What you get for that price is a company in the middle of a high-stakes transition. The entire investment case now hinges on the successful ramp-up of the new R2 vehicle. Management claims this is where the financial picture changes, stating that for the R2, the “bill of materials is expected to be approximately half of our R1 platform.” They also expect other production costs to see a reduction of “more than 50%.” This is the core of the plan to reach profitability. While the automotive segment posted a gross profit loss of $62 million in the most recent quarter, the company expects to exit 2026 with a “trajectory of positive automotive gross profit.”

Be warned, however, that the path there will be bumpy. Management has guided that “the complexity of a new vehicle launch will negatively impact our automotive gross profit in the second and third quarters.” Meanwhile, a bright spot is the Software and Services segment, which generated $473 million in revenue last quarter, a 49% year-over-year increase, showing the potential for high-margin, recurring revenue streams.

Strong Enough To Deliver Without Burning Through Its Cash?

For a company investing this heavily, the balance sheet is paramount. Rivian appears to have built a formidable war chest to see its plans through. It ended the last quarter with approximately $4.8 billion of cash and short-term investments. More importantly, it has secured significant future funding. In 2026 alone, the company expects to receive a total of “$2.55 billion of capital from our strategic partners,” including Volkswagen and Uber. Beyond that, it has an agreement for an “up to $4.5 billion DOE loan” to help finance its large new manufacturing plant in Georgia. This brings the company’s total available liquidity and expected capital for 2026 to nearly $8 billion. While its debt as a percentage of market value is higher than the market average, at 32.4% versus 21.4%, this substantial liquidity is designed to fund the company until its operations, as management puts it, can become “free cash flow positive in the future.”

Holding Up Under Pressure

A plan is one thing; how a stock behaves when things go wrong is another. Rivian’s history here calls for caution. This is not a stock that holds its ground in a market storm. During the 2022 inflation shock, RIVN stock fell 93%, a far more severe drop than the S&P 500’s 25% decline. As of the latest data, it had not fully recovered to its pre-crisis high. This history suggests that in a broad market downturn, Rivian is likely to fare much worse than the average stock. The options market seems to agree that big swings are the norm. It currently prices in an implied volatility of 64, which is in the 71st percentile of its range over the past year, signaling that traders are braced for continued volatility.

How To Weigh It

So, how do you weigh a stock like Rivian? The case for buying rests on the belief that the R2 is the key that unlocks a profitable future. You are betting on a sharp cost reduction, a successful production ramp, and a brand strong enough to capture a significant piece of the mainstream EV market. You are also buying into a company that has secured a large financial runway to weather the inevitable challenges of scaling up. The partnerships with giants like Volkswagen and Uber, along with government backing, provide a powerful buffer.

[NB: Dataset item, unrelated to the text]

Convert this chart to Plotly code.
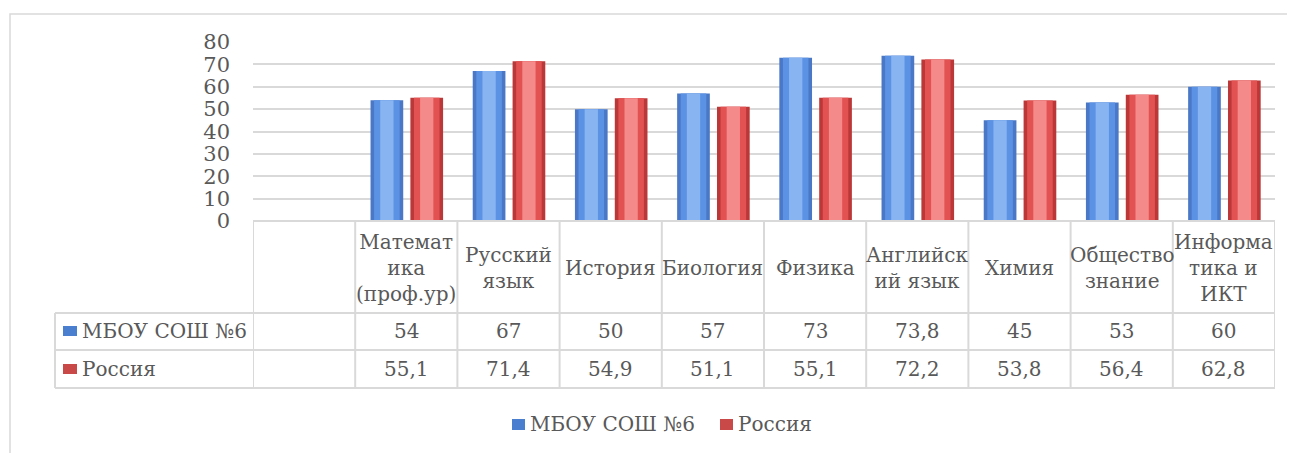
import plotly.graph_objects as go

# ---------------- data ----------------
categories = ["Математ<br>ика<br>(проф.ур)", "Русский<br>язык", "История", "Биология",
              "Физика", "Английск<br>ий язык", "Химия", "Общество<br>знание",
              "Информа<br>тика и<br>ИКТ"]
school = [54, 67, 50, 57, 73, 73.8, 45, 53, 60]
russia = [55.1, 71.4, 54.9, 51.1, 55.1, 72.2, 53.8, 56.4, 62.8]
series_names = ["МБОУ СОШ №6", "Россия"]
y_ticks = [0, 10, 20, 30, 40, 50, 60, 70, 80]

# ---------------- layout constants (page pixels; page body has an 8px margin) ----------------
OFF = 8
W, H = 1295 - OFF, 453 - OFF
PLOT_L, PLOT_R, PLOT_T, PLOT_B = 253, 1275, 42, 221   # page-pixel plot box
L = PLOT_L - OFF
T = PLOT_T - OFF
R = W - (PLOT_R - OFF)
B = H - (PLOT_B - OFF)
PW = PLOT_R - PLOT_L
PH = PLOT_B - PLOT_T
FONT = "DejaVu Serif"
TXT = "#595959"
GRID = "#d9d9d9"
FS = 20


def px2x(p):
    return (p - PLOT_L) / PW


def px2y(p):
    return (PLOT_B - p) / PH


def fmt(v):
    return f"{v:g}".replace(".", ",")


xs = list(range(1, len(categories) + 1))

fig = go.Figure()

# layered bars to imitate cylinder-like shading
layers_blue = [(0.32, "#4a78c6"), (0.25, "#5c92e4"), (0.13, "#88b5f2")]
layers_red = [(0.32, "#bb3838"), (0.25, "#e35252"), (0.13, "#f48a8a")]
c_blue, c_red = -0.19, 0.20
for w, col in layers_blue:
    fig.add_trace(go.Bar(x=xs, y=school, width=w, offset=c_blue - w / 2,
                         marker=dict(color=col, line=dict(width=0)),
                         name=series_names[0], showlegend=False, hoverinfo="y"))
for w, col in layers_red:
    fig.add_trace(go.Bar(x=xs, y=russia, width=w, offset=c_red - w / 2,
                         marker=dict(color=col, line=dict(width=0)),
                         name=series_names[1], showlegend=False, hoverinfo="y"))

shapes = []
# outer chart border
shapes.append(dict(type="rect", xref="paper", yref="paper",
                   x0=px2x(10), x1=px2x(1320), y0=px2y(14), y1=px2y(480),
                   line=dict(color=GRID, width=1.5), layer="below"))
# table horizontal lines
for yy, x0 in [(221, PLOT_L), (313, 55), (350, 55), (388, 55)]:
    shapes.append(dict(type="line", xref="paper", yref="paper",
                       x0=px2x(x0), x1=1, y0=px2y(yy), y1=px2y(yy),
                       line=dict(color=GRID, width=2)))
# table vertical lines at category boundaries
for k in range(len(categories) + 2):
    shapes.append(dict(type="line", xref="x", yref="paper",
                       x0=k - 0.5, x1=k - 0.5, y0=px2y(221), y1=px2y(388),
                       line=dict(color=GRID, width=2)))
shapes.append(dict(type="line", xref="paper", yref="paper",
                   x0=px2x(55), x1=px2x(55), y0=px2y(313), y1=px2y(388),
                   line=dict(color=GRID, width=2)))

annotations = []
for i, c in enumerate(categories):
    annotations.append(dict(x=xs[i], y=px2y(268), xref="x", yref="paper", text=c,
                            showarrow=False, font=dict(family=FONT, size=FS, color=TXT),
                            align="center", xanchor="center", yanchor="middle"))
    annotations.append(dict(x=xs[i], y=px2y(331), xref="x", yref="paper", text=fmt(school[i]),
                            showarrow=False, font=dict(family=FONT, size=FS, color=TXT),
                            xanchor="center", yanchor="middle"))
    annotations.append(dict(x=xs[i], y=px2y(369), xref="x", yref="paper", text=fmt(russia[i]),
                            showarrow=False, font=dict(family=FONT, size=FS, color=TXT),
                            xanchor="center", yanchor="middle"))

key_cols = ["#4a7fd0", "#c94848"]
# table row labels with keys
for j, (name, yc) in enumerate(zip(series_names, [331, 369])):
    shapes.append(dict(type="rect", xref="paper", yref="paper",
                       x0=px2x(63), x1=px2x(77), y0=px2y(yc - 5), y1=px2y(yc + 5),
                       fillcolor=key_cols[j], line=dict(width=0)))
    annotations.append(dict(x=px2x(80), y=px2y(yc), xref="paper", yref="paper", text=name,
                            showarrow=False, font=dict(family=FONT, size=FS, color=TXT),
                            xanchor="left", yanchor="middle"))

# legend at bottom
for j, (name, sx, tx) in enumerate(zip(series_names, [512, 720], [528, 736])):
    shapes.append(dict(type="rect", xref="paper", yref="paper",
                       x0=px2x(sx), x1=px2x(sx + 13), y0=px2y(419), y1=px2y(430),
                       fillcolor=key_cols[j], line=dict(width=0)))
    annotations.append(dict(x=px2x(tx), y=px2y(424), xref="paper", yref="paper", text=name,
                            showarrow=False, font=dict(family=FONT, size=FS, color=TXT),
                            xanchor="left", yanchor="middle"))

fig.update_layout(
    width=W, height=H, autosize=False,
    margin=dict(l=L, r=R, t=T, b=B, pad=0),
    paper_bgcolor="white", plot_bgcolor="white",
    barmode="overlay",
    showlegend=False,
    shapes=shapes, annotations=annotations,
    xaxis=dict(range=[-0.5, len(categories) + 0.5], showticklabels=False, showgrid=False,
               zeroline=False, showline=False, ticks="", fixedrange=True),
    yaxis=dict(range=[0, 80], tickvals=y_ticks, showgrid=True, gridcolor=GRID, gridwidth=1.5,
               zeroline=False, showline=False, ticks="", ticklabelstandoff=22,
               tickfont=dict(family=FONT, size=21, color=TXT), fixedrange=True),
)

fig.write_html("out.html")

The reasons for caution are just as concrete. The company is telling you outright to expect financial pain for the next two quarters as it launches the R2. Execution risk is immense. Ramping up a new vehicle is one of the hardest things to do in manufacturing, and any hiccup could be costly. And as its history shows, if the broader market turns sour, this stock could face a steep decline. The ultimate question is whether Rivian can translate its ambitious, well-funded plan into profitable reality. The things to watch are simple and direct: the R2 delivery numbers as they ramp up in the second half of the year and whether the company achieves its goal of positive automotive gross profit by the time 2026 comes to a close.